Material provided:
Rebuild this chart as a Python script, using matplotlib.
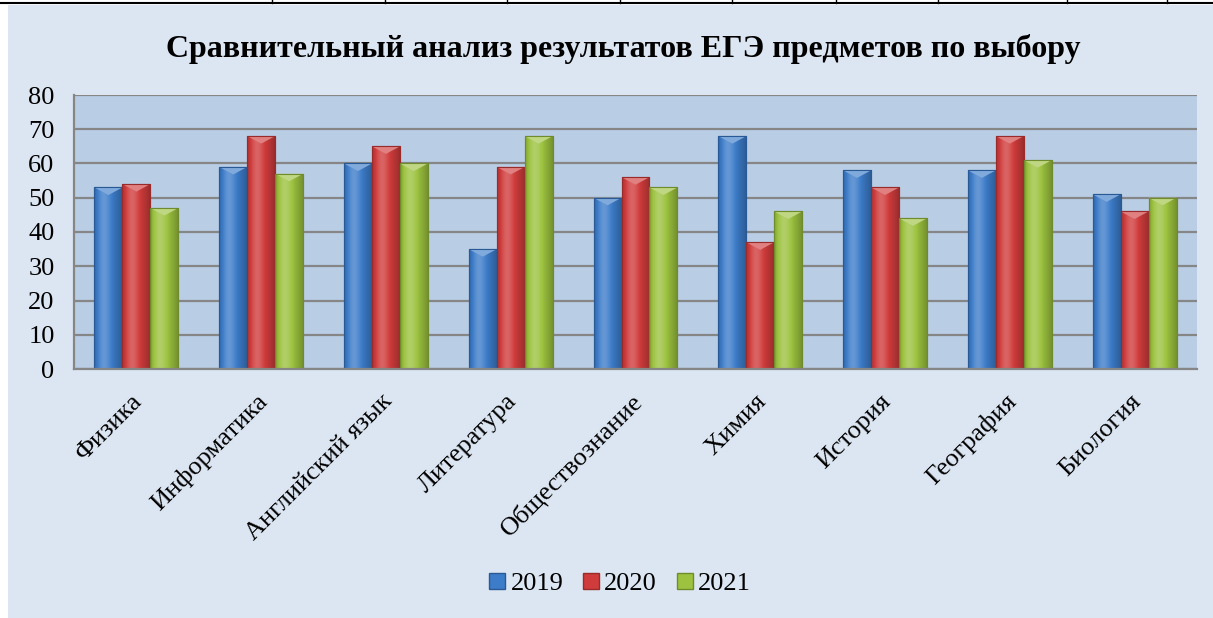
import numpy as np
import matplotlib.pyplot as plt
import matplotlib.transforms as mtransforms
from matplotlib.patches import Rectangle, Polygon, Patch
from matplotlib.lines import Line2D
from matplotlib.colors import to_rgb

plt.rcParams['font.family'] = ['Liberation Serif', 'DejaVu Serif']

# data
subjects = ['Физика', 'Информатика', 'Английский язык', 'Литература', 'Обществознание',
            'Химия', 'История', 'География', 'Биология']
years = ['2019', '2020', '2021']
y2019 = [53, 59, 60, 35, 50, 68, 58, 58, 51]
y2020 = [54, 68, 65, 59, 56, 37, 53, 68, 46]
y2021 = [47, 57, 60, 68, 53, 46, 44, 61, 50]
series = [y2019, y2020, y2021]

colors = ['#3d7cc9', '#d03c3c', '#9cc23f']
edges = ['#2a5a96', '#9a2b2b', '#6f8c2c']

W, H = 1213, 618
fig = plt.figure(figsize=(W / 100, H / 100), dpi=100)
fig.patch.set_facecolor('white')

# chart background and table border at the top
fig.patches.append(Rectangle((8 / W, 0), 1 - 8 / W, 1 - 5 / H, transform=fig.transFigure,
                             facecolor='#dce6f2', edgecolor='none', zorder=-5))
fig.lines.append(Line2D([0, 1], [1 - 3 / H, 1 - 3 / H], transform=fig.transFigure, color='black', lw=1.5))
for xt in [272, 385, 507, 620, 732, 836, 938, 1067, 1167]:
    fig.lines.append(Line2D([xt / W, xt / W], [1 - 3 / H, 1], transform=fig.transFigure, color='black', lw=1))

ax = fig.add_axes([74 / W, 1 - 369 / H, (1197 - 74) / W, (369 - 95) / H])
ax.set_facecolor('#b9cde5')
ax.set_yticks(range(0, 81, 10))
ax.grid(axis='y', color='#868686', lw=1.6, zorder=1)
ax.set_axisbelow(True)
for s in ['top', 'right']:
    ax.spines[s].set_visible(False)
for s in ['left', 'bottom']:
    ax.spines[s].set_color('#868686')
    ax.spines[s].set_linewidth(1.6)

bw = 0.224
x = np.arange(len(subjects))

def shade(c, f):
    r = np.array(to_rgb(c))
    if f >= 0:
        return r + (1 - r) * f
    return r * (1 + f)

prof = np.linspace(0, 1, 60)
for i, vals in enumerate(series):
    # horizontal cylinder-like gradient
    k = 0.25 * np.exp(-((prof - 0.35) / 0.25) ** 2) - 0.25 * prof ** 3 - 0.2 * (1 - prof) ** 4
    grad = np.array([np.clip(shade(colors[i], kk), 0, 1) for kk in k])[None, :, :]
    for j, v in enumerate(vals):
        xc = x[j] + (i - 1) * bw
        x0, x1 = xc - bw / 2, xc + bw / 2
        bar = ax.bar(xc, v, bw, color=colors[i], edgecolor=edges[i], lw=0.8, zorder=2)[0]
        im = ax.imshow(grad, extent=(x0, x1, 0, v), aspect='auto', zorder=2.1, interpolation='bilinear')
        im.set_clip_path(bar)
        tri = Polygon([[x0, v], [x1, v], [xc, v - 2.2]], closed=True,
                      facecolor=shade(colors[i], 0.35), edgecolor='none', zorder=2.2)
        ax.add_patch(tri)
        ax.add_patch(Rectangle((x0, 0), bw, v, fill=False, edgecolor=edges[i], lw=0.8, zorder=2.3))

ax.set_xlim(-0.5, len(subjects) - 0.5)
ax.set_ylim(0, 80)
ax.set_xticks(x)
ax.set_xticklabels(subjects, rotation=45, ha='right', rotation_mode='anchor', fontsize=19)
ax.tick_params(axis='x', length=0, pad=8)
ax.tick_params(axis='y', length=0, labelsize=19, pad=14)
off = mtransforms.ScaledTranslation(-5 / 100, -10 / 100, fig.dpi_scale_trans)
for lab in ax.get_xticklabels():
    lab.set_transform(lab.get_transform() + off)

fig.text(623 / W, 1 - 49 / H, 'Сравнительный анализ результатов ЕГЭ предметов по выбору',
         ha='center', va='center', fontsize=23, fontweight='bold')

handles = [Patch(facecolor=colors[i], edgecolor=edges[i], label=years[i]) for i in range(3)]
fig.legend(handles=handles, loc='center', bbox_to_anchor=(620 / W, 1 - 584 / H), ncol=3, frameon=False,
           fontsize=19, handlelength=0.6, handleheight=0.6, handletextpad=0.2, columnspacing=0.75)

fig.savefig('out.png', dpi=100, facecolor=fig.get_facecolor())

Prompt: Repeat the lines exactly as they stand, from the opening line of the data through the line with "return r * (1 + f)". Pictures stay out of the copy.

The reply:
Rebuild this chart as a Python script, using matplotlib.
import numpy as np
import matplotlib.pyplot as plt
import matplotlib.transforms as mtransforms
from matplotlib.patches import Rectangle, Polygon, Patch
from matplotlib.lines import Line2D
from matplotlib.colors import to_rgb

plt.rcParams['font.family'] = ['Liberation Serif', 'DejaVu Serif']

# data
subjects = ['Физика', 'Информатика', 'Английский язык', 'Литература', 'Обществознание',
            'Химия', 'История', 'География', 'Биология']
years = ['2019', '2020', '2021']
y2019 = [53, 59, 60, 35, 50, 68, 58, 58, 51]
y2020 = [54, 68, 65, 59, 56, 37, 53, 68, 46]
y2021 = [47, 57, 60, 68, 53, 46, 44, 61, 50]
series = [y2019, y2020, y2021]

colors = ['#3d7cc9', '#d03c3c', '#9cc23f']
edges = ['#2a5a96', '#9a2b2b', '#6f8c2c']

W, H = 1213, 618
fig = plt.figure(figsize=(W / 100, H / 100), dpi=100)
fig.patch.set_facecolor('white')

# chart background and table border at the top
fig.patches.append(Rectangle((8 / W, 0), 1 - 8 / W, 1 - 5 / H, transform=fig.transFigure,
                             facecolor='#dce6f2', edgecolor='none', zorder=-5))
fig.lines.append(Line2D([0, 1], [1 - 3 / H, 1 - 3 / H], transform=fig.transFigure, color='black', lw=1.5))
for xt in [272, 385, 507, 620, 732, 836, 938, 1067, 1167]:
    fig.lines.append(Line2D([xt / W, xt / W], [1 - 3 / H, 1], transform=fig.transFigure, color='black', lw=1))

ax = fig.add_axes([74 / W, 1 - 369 / H, (1197 - 74) / W, (369 - 95) / H])
ax.set_facecolor('#b9cde5')
ax.set_yticks(range(0, 81, 10))
ax.grid(axis='y', color='#868686', lw=1.6, zorder=1)
ax.set_axisbelow(True)
for s in ['top', 'right']:
    ax.spines[s].set_visible(False)
for s in ['left', 'bottom']:
    ax.spines[s].set_color('#868686')
    ax.spines[s].set_linewidth(1.6)

bw = 0.224
x = np.arange(len(subjects))

def shade(c, f):
    r = np.array(to_rgb(c))
    if f >= 0:
        return r + (1 - r) * f
    return r * (1 + f)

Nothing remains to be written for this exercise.